Memorial Event Ideas – Ways to Honour Loved Ones


Grief is an incredibly powerful thing that excludes no one. While the funeral service can feel like an incredibly public thing, it can leave some feeling that they need to honour their loved one’s death in a more unique and sentimental way.

Honouring a loved one should be a completely personal process that you feel is right and reflects the nature of your relationship. However, if you are struggling with ideas, there are some listed below.

Funeral stationery

Funeral stationery can be a poignant way to remember a loved one. For example, funeral memory boards and scrapbooks can be kept to flick through whenever needed. Funeral order of service also functions as a keepsake for some funeral guests wishing to remember their loved one and the day they said goodbye.

Convert ashes

When a loved one dies and chose to be cremated, some people have found unique ways to keep their loved one close to them. Over recent years, ashes have been able to be transformed into lots of keepsakes. For example, ashes can be made into pendants and added to jewellery such as necklaces and bracelets to be worn every day. Other things ashes can be turned into:

  • Fireworks
  • Coral reef
  • Vinyl record
  • Artwork
  • Classic urn
  • Glass
  • Scatter


If you are particularly crafty, you could turn some of their old clothing into something else. For example, for children who may have lost a parent, or vice versa, old, worn clothing can be used as the fabric for creating a cuddle toy or blanket. This can be an especially sentimental way to honour a loved one. Additionally, if you are creating it yourself, the process can be cathartic and special.

New life

For some, a green funeral is a way they’d like to be remembered. A green funeral is where the body is not buried traditionally in a coffin but is instead held in a biodegradable pod and then buried in the ground. The biodegradable pod functions as a coffin for the body and over time, through decomposition, the body fertilises a tree, creating new life.

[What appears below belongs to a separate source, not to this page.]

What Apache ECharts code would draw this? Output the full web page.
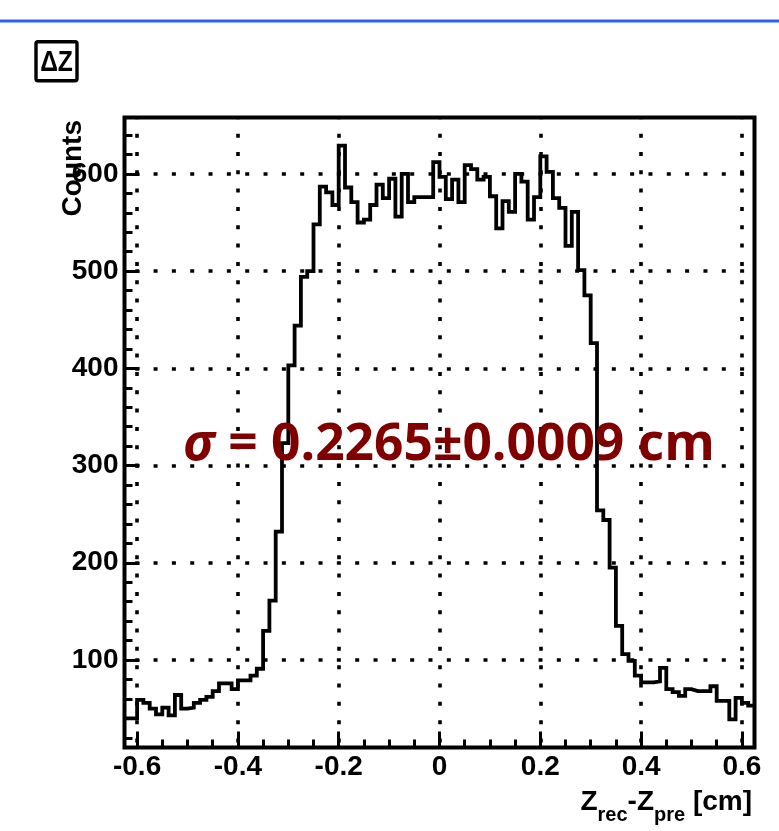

This may not be ideal for everyone but can be a nice way to honour someone after death. For example, you could plant some trees or flowers in a special place in your garden or land to memorialise your loved one.

Alternatively, building a birdhouse or other wild animal feeding station can be a nice gesture to invite more positive things in the wake of a death.


A classic way to memorialise someone is by naming something after them, such as a bench in a park they loved.


A tattoo may not be ideal for some, but for those who favour the idea, tattoos in the deceased’s handwriting are popular memorials. Some people also choose to symbolise their loss with something personal, such as their nickname, favourite flowers, animal, etc. Its personal to you.


Simply keeping something that was close to the deceased can serve as a valuable keepsake. This can be anything that you find of sentimental value.


Some people find personal belongings especially sentimental. Things such as letters they wrote can be tattooed onto you if you’re brave enough. Alternatively, framing things written or drawn by them can be a warm way of keeping their memory alive in your home or personal space.

Take a trip

Perhaps there was a destination they always wanted to visit or a place that was important to them. Or perhaps they were originally from elsewhere. Visiting one of these places can be a sentimental and cathartic way of saying goodbye to them.

Connect with what they cared for

Connecting and indulging in their hobbies and interests can help you to feel closer to them after their death, as well as provide you with some form of release. For example, if they were a keen cook, you could compile a small recipe book of the things they liked to cook/eat and give it to the rest of your family as a keepsake.

Or, maybe they were into art and painting, framing their work or trying to use it as inspiration can be cathartic.

Alternatively, if they were involved in any charities or other organisations it can be a nice gesture to volunteer there or continue their work.

However, you choose to memorialise and honour your loved one should be entirely up to you. There is no way right way to grieve or mourn and as such, the send-off and honouring should reflect your relationship.